Government Policy on Additional Pension for Senior Pensioners
The government, following the recommendations of the 6th Central Pay Commission (CPC), has instituted an additional pension scheme aimed at supporting older pensioners. This additional pension is structured incrementally based on age, with specific percentages allocated as follows:
- 20% additional pension upon reaching the age of 80 years
- 30% upon reaching 85 years
- 40% upon reaching 90 years
- 50% upon reaching 95 years
- 100% upon reaching 100 years
The rationale behind this tiered approach is to provide older pensioners with enhanced financial support to meet their increasing health and living needs as they age.
In response to recommendations made by the Parliamentary Standing Committee regarding potential amendments to the additional pension, the government reviewed these suggestions as outlined in the committee’s 110th report dated December 10, 2021. Following this review, an action taken report was submitted on June 6, 2022. The subsequent 120th report from the committee, dated December 8, 2022, acknowledged the government’s actions but indicated that the committee would not pursue further changes at this time.
The additional pension is automatically disbursed by Pension Disbursing Authorities or banks when it becomes due, ensuring that pensioners receive their benefits without delay. The government has established guidelines to facilitate the timely payment of this additional pension, which is exclusively age-based.
To further assist pensioners amidst rising inflation and living costs, the government also provides Dearness Relief, equivalent to the Dearness Allowance, which is applicable to both the base pension and the additional pension. This measure aims to alleviate the financial burden on pensioners, ensuring they can maintain a reasonable standard of living as economic conditions change.
GOVERNMENT OF INDIA
MINISTRY OF PERSONNEL, PUBLIC GRIEVANCES AND PENSIONS
(DEPARTMENT OF PENSION & PENSIONERS’ WELFARE)
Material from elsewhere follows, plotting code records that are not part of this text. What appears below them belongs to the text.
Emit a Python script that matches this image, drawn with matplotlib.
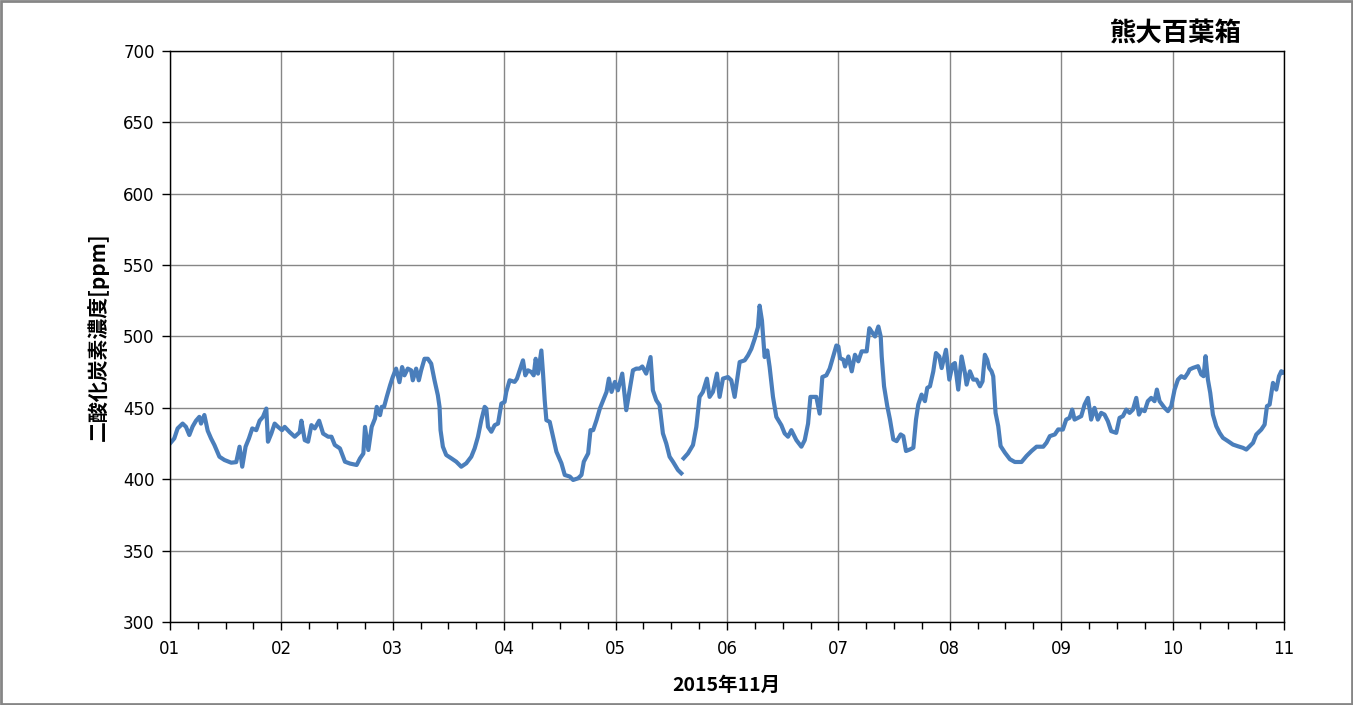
import numpy as np
import matplotlib
matplotlib.use('Agg')
import matplotlib.pyplot as plt
from matplotlib.ticker import MultipleLocator, FuncFormatter
from matplotlib.patches import Rectangle

# time in days of November 2015, CO2 concentration in ppm
days = [
    1.000, 1.039, 1.069, 1.114, 1.144, 1.174, 1.204, 1.234, 1.264, 1.279, 1.309, 1.339, 1.369, 1.399,
    1.444, 1.489, 1.550, 1.595, 1.625, 1.649, 1.679, 1.709, 1.739, 1.775, 1.805, 1.835, 1.865, 1.880,
    1.910, 1.940, 1.970, 2.006, 2.030, 2.075, 2.120, 2.165, 2.180, 2.210, 2.240, 2.270, 2.300, 2.339,
    2.375, 2.420, 2.450, 2.480, 2.526, 2.571, 2.616, 2.676, 2.706, 2.736, 2.751, 2.781, 2.811, 2.841,
    2.856, 2.886, 2.901, 2.922, 2.946, 2.976,
    3.000, 3.030, 3.060, 3.084, 3.105, 3.135, 3.165, 3.180, 3.210, 3.234, 3.255, 3.285, 3.315, 3.345,
    3.375, 3.405, 3.420, 3.429, 3.450, 3.480, 3.525, 3.570, 3.615, 3.660, 3.705, 3.735, 3.765, 3.795,
    3.825, 3.840, 3.855, 3.885, 3.915, 3.945, 3.975, 4.004, 4.019, 4.049, 4.094, 4.115, 4.139, 4.169,
    4.190, 4.214, 4.244, 4.265, 4.283, 4.304, 4.334, 4.349, 4.364, 4.379, 4.409, 4.439, 4.469, 4.514,
    4.544, 4.589, 4.619, 4.664, 4.694, 4.715, 4.754, 4.775, 4.799, 4.829, 4.859, 4.889, 4.919, 4.940,
    4.964, 4.994,
    5.021, 5.060, 5.096, 5.126, 5.156, 5.186, 5.216, 5.240, 5.275, 5.314, 5.335, 5.365, 5.395, 5.425,
    5.455, 5.485, 5.515, 5.560, 5.590, 5.600, 5.611, 5.650, 5.695, 5.725, 5.754, 5.784, 5.820, 5.844,
    5.874, 5.910, 5.934, 5.964, 6.009, 6.039, 6.069, 6.114, 6.159, 6.189, 6.219, 6.249, 6.278, 6.293,
    6.314, 6.338, 6.362, 6.383, 6.413, 6.443, 6.488, 6.518, 6.548, 6.578, 6.623, 6.668, 6.698, 6.728,
    6.749, 6.772, 6.802, 6.832, 6.856, 6.892, 6.922, 6.952, 6.982,
    7.000, 7.015, 7.045, 7.060, 7.090, 7.120, 7.149, 7.179, 7.209, 7.254, 7.278, 7.308, 7.329, 7.359,
    7.380, 7.389, 7.410, 7.439, 7.463, 7.493, 7.523, 7.559, 7.583, 7.607, 7.643, 7.673, 7.697, 7.717,
    7.747, 7.777, 7.798, 7.822, 7.852, 7.876, 7.906, 7.927, 7.966, 7.996, 8.025, 8.046, 8.076, 8.106,
    8.136, 8.151, 8.181, 8.211, 8.241, 8.271, 8.294, 8.315, 8.336, 8.354, 8.375, 8.390, 8.411, 8.435,
    8.456, 8.495, 8.540, 8.584, 8.644, 8.689, 8.734, 8.779, 8.839, 8.868, 8.898, 8.943, 8.973,
    9.015, 9.045, 9.075, 9.099, 9.120, 9.150, 9.180, 9.210, 9.240, 9.269, 9.299, 9.329, 9.359, 9.389,
    9.419, 9.449, 9.494, 9.524, 9.554, 9.584, 9.614, 9.644, 9.674, 9.698, 9.719, 9.749, 9.778, 9.808,
    9.838, 9.859, 9.883, 9.928, 9.958, 9.988, 10.018, 10.048, 10.078, 10.108, 10.138, 10.153, 10.183,
    10.228, 10.257, 10.278, 10.296, 10.317, 10.338, 10.362, 10.392, 10.422, 10.452, 10.497, 10.542,
    10.587, 10.632, 10.662, 10.692, 10.722, 10.751, 10.796, 10.826, 10.847, 10.871, 10.901, 10.931,
    10.955, 10.976, 10.991, 11.000,
]
co2 = [
    425.0, 428.6, 435.6, 439.0, 436.7, 431.0, 437.0, 441.0, 443.7, 439.0, 445.0, 434.0, 428.6, 424.0,
    415.8, 413.5, 411.6, 412.0, 422.8, 408.8, 422.8, 428.6, 435.6, 434.4, 441.0, 443.7, 449.5, 426.3,
    432.0, 439.0, 436.7, 434.4, 436.7, 433.0, 429.8, 433.0, 441.0, 427.4, 426.3, 437.9, 435.6, 441.0,
    432.0, 429.8, 429.8, 424.0, 421.6, 412.3, 411.0, 410.0, 414.6, 418.0, 436.7, 420.5, 436.7, 442.6,
    450.7, 444.9, 450.7, 450.7, 457.7, 465.8,
    471.6, 477.5, 468.0, 478.6, 472.8, 477.5, 476.3, 469.3, 477.5, 469.3, 476.3, 484.4, 484.4, 481.0,
    469.3, 458.8, 450.7, 434.4, 422.8, 417.0, 414.7, 412.3, 408.8, 411.2, 415.8, 421.6, 429.8, 441.4,
    450.7, 449.5, 436.7, 433.3, 437.9, 439.0, 453.0, 454.2, 461.2, 469.3, 468.2, 470.5, 476.3, 483.3,
    472.8, 476.3, 475.1, 472.8, 484.4, 474.0, 490.2, 474.0, 455.4, 441.4, 440.2, 429.8, 419.3, 411.2,
    403.0, 401.9, 399.5, 400.7, 403.0, 412.3, 418.1, 434.4, 434.4, 441.4, 449.5, 455.4, 461.2, 470.5,
    461.2, 468.2,
    462.3, 474.0, 448.4, 462.3, 476.3, 477.5, 477.5, 479.0, 474.0, 485.6, 462.3, 455.4, 451.9, 432.1,
    425.1, 415.8, 412.3, 406.5, 404.2, np.nan, 414.7, 418.1, 424.0, 436.7, 457.7, 461.2, 470.5, 457.7,
    461.2, 474.0, 457.7, 470.5, 471.6, 469.3, 457.7, 482.1, 483.3, 486.8, 491.4, 498.4, 506.5, 521.6,
    511.2, 485.6, 490.2, 478.6, 457.7, 443.7, 437.9, 432.1, 429.8, 434.4, 427.4, 422.8, 427.4, 439.0,
    457.7, 457.7, 457.7, 446.0, 471.6, 472.8, 477.5, 485.6, 493.7,
    493.0, 484.9, 483.7, 479.0, 486.0, 475.6, 487.2, 482.6, 489.6, 489.6, 505.8, 502.3, 500.0, 507.0,
    500.0, 486.0, 465.1, 451.2, 441.9, 427.9, 426.7, 431.4, 430.2, 419.8, 420.9, 422.1, 441.9, 452.3,
    459.3, 454.7, 464.0, 465.1, 475.6, 488.4, 486.0, 477.9, 490.7, 469.8, 480.2, 481.4, 462.8, 486.0,
    474.4, 466.3, 475.6, 469.8, 469.8, 465.1, 468.6, 487.2, 483.7, 477.9, 475.6, 472.1, 446.5, 437.2,
    423.3, 418.6, 414.0, 412.1, 412.1, 416.3, 419.8, 422.8, 422.8, 425.6, 430.2, 431.4, 434.9,
    434.8, 441.8, 443.0, 448.8, 441.8, 443.0, 444.2, 452.3, 457.0, 441.8, 450.0, 441.8, 446.5, 445.3,
    440.7, 433.7, 432.5, 443.0, 444.2, 448.8, 446.5, 448.8, 457.0, 445.3, 448.8, 447.7, 454.7, 457.0,
    454.7, 462.8, 454.7, 450.0, 447.7, 451.2, 462.8, 469.8, 472.2, 471.0, 474.5, 476.9, 478.0,
    479.2, 473.4, 472.2, 486.2, 469.8, 460.5, 445.3, 437.2, 432.5, 429.0, 426.7, 424.3,
    423.1, 422.0, 420.8, 423.1, 425.5, 431.3, 434.8, 438.3, 451.2, 452.3, 467.5, 462.8,
    472.2, 475.7, 474.5, 475.0,
]

title_text = '熊大百葉箱'
y_label = '二酸化炭素濃度[ppm]'
x_label = '2015年11月'

cjk = ['Noto Sans CJK JP', 'DejaVu Sans']


def main():
    fig = plt.figure(figsize=(13.53, 7.05), dpi=100)
    ax = fig.add_axes([0.1256, 0.1177, 0.8234, 0.81])

    ax.plot(days, co2, color='#4a7ebb', lw=3.0, solid_joinstyle='round')

    ax.set_xlim(1, 11)
    ax.set_ylim(300, 700)
    ax.xaxis.set_major_locator(MultipleLocator(1))
    ax.xaxis.set_minor_locator(MultipleLocator(0.25))
    ax.yaxis.set_major_locator(MultipleLocator(50))
    ax.xaxis.set_major_formatter(FuncFormatter(lambda v, p: '%02d' % int(round(v))))

    ax.grid(True, which='major', color='#868686', lw=1.0)
    ax.set_axisbelow(True)
    for s in ax.spines.values():
        s.set_color('black')
        s.set_linewidth(1.0)
    ax.tick_params(which='major', direction='out', length=6, width=1, labelsize=12, pad=5)
    ax.tick_params(axis='x', which='minor', direction='out', length=5, width=1)
    ax.tick_params(axis='x', which='major', pad=7)

    ax.set_ylabel(y_label, family=cjk, fontsize=15, fontweight='bold', labelpad=10)
    fig.text(0.5366, 0.028, x_label, family=cjk, fontsize=14, fontweight='bold',
             ha='center', va='center')
    fig.text(0.869, 0.953, title_text, family=cjk, fontsize=19, fontweight='bold',
             ha='center', va='center')

    # thin grey frame round the whole chart
    fig.patches.append(Rectangle((0.001, 0.002), 0.998, 0.996, transform=fig.transFigure,
                                 fill=False, edgecolor='#868686', lw=2))

    fig.savefig('out.png', dpi=100)
    plt.close(fig)


if __name__ == "__main__":
    main()
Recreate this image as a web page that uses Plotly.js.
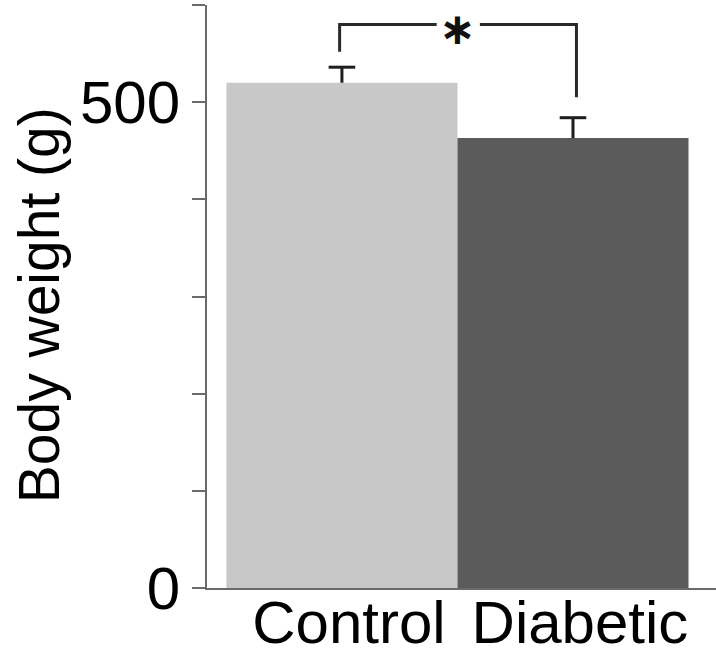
<!DOCTYPE html>
<html>
<head>
<meta charset="utf-8">
<script src="https://cdn.plot.ly/plotly-3.0.1.min.js"></script>
<style>html,body{margin:0;padding:0;background:#fff;}#chart{width:716px;height:659px;}</style>
</head>
<body>
<div id="chart"></div>
<script>
// ---- data ----
const categories = ["Control", "Diabetic"];
const bodyWeight = [520, 463];
const sem = [16, 21];
const barColors = ["#c8c8c8", "#5b5b5b"];
const yTickVals = [0, 100, 200, 300, 400, 500, 600];
const yTickText = ["0", "", "", "", "", "500", ""];
const yTitle = "Body weight (g)";
// significance bracket (data units)
const sigLabel = "\u2217";
const sigTop = 580;
const sigLeftBottom = 552;
const sigRightBottom = 505;

const capY = bodyWeight.map((v, i) => v + sem[i]);
const xIdx = categories.map((c, i) => i);

const traces = [
  {
    type: "bar",
    x: xIdx,
    y: bodyWeight,
    width: 1,
    marker: { color: barColors, line: { width: 0 } },
    error_y: { type: "data", symmetric: false, array: sem, arrayminus: [0, 0], width: 0, thickness: 3, color: "#1e1e1e" },
    hoverinfo: "skip",
    showlegend: false
  },
  {
    type: "scatter",
    mode: "markers",
    x: xIdx,
    y: capY,
    marker: { symbol: "line-ew", size: 19, line: { width: 3, color: "#1e1e1e" } },
    hoverinfo: "skip",
    showlegend: false
  }
];

const lineStyle = { color: "#2a2a2a", width: 3 };
const layout = {
  width: 716,
  height: 659,
  margin: { l: 207, r: 0, t: 5, b: 71 },
  paper_bgcolor: "#fff",
  plot_bgcolor: "#fff",
  font: { family: "Liberation Sans, Arial, sans-serif", color: "#000" },
  xaxis: {
    range: [-0.584, 1.619],
    tickvals: xIdx,
    ticktext: categories,
    showgrid: false,
    zeroline: false,
    showline: true,
    linecolor: "#6a6a6a",
    linewidth: 2,
    ticks: "",
    tickfont: { size: 60, color: "#000" },
    ticklabelshift: 7,
    ticklabelstandoff: -19,
    fixedrange: true
  },
  yaxis: {
    range: [0, 600],
    tickvals: yTickVals,
    ticktext: yTickText,
    showgrid: false,
    zeroline: false,
    showline: true,
    linecolor: "#6a6a6a",
    linewidth: 2,
    ticks: "outside",
    ticklen: 13,
    tickwidth: 2,
    tickcolor: "#6a6a6a",
    tickfont: { size: 60, color: "#000" },
    fixedrange: true
  },
  shapes: [
    { type: "line", xref: "paper", yref: "y", x0: 0, x1: 0, ysizemode: "pixel", yanchor: 0, y0: 0, y1: -12, line: { color: "#6a6a6a", width: 2 } },
    { type: "path", xref: "x", yref: "y",
      path: `M ${xIdx[0] - 0.01},${sigLeftBottom} L ${xIdx[0] - 0.01},${sigTop} L 0.41,${sigTop}`, line: lineStyle },
    { type: "path", xref: "x", yref: "y",
      path: `M 0.597,${sigTop} L ${xIdx[1] + 0.015},${sigTop} L ${xIdx[1] + 0.015},${sigRightBottom}`, line: lineStyle }
  ],
  annotations: [
    { x: 0.5, y: sigTop, xref: "x", yref: "y", text: "<b>" + sigLabel + "</b>", showarrow: false,
      font: { size: 44, color: "#111", family: "DejaVu Sans, sans-serif" }, yanchor: "middle", xanchor: "center", yshift: -4, borderpad: 0 },
    { x: -0.33, y: 0.485, xref: "paper", yref: "paper", text: yTitle, textangle: -90, showarrow: false,
      font: { size: 57, color: "#000" }, xanchor: "center", yanchor: "middle" }
  ]
};

Plotly.newPlot("chart", traces, layout, { displayModeBar: false, staticPlot: true });
</script>
</body>
</html>
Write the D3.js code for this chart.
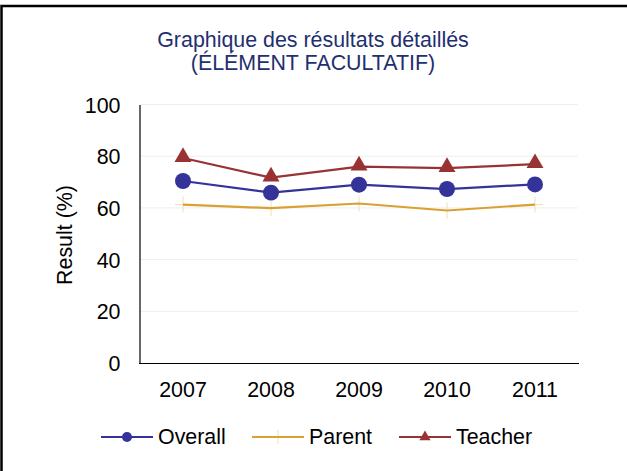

LOK SABHA UNSTARRED QUESTION NO. 2991
(ANSWERED ON 19.03.2025)
ELIGIBILITY AGE FOR ADDITIONAL PENSION BENEFITS
Will the PRIME MINISTER be pleased to state:
(a) the rationale behind setting the eligibility age for additional pension benefits at 80;
(b) whether the Government is considering to reduce this age threshold to 65 years as recommended by the Parliamentary Standing Committee on Pensioner’s grievances and if so, the details thereof;
(c) the number of Central Government pensioners expected to benefit from the additional pension scheme and the estimated annual expenditure likely to be incurred under this scheme;
(d) the measures taken/being taken by the Government to ensure that pensioners receive their additional pension benefits in a timely and transparent manner and there are no delays or discrepancies in the payment process;
(e) whether the Government is considering to extend the additional pension benefits to State Government pensioners and other categories of retirees and if so, the timeline for implementing this extension; and
(f) the steps taken/being taken by the Government to address the concerns that the additional pension benefits may not keep pace with inflation and the mechanisms put in place to ensure that the benefits are indexed to rising living costs?
ANSWER
(a) to (f): Government has on the recommendation of the 6th CPC approved the quantum of additional pension of 20% on attaining the age of 80 years, 30% on attaining the age of 85 years, 40% on attaining the age of 90 years, 50% on attaining the age of 95 years and 100% on attaining the age of 100 years, on the rationale that the older pensioners require a better deal because their needs, especially those relating to health, increase with age. The recommendation of the Parliamentary Standing Committee for amendments in additional pension in its 110th report dated 10.12.2021 have been duly examined in the Government and an action taken report was submitted on 06.06.2022.The Parliamentary Standing Committee in its 120th report dated 08.12.2022 noted the action taken report and observed that the Committee do not wish to pursue this matter for now. The additional pension is automatically paid to the pensioner/family pensioner by the Pension Disbursing Authorities/Banks as soon as it becomes due. The instructions/guidelines, as issued by the Government from time to time, are there in place ensuring scrupulous and timely payment of additional pension. The grant of additional pension is age based only. To address the concern regarding inflation and rising living costs, Dearness Relief equivalent to Dearness Allowance is payable to the pensioners/family pensioners at such rate as Central Government may specify from time to time. The dearness relief is applicable on additional pension also.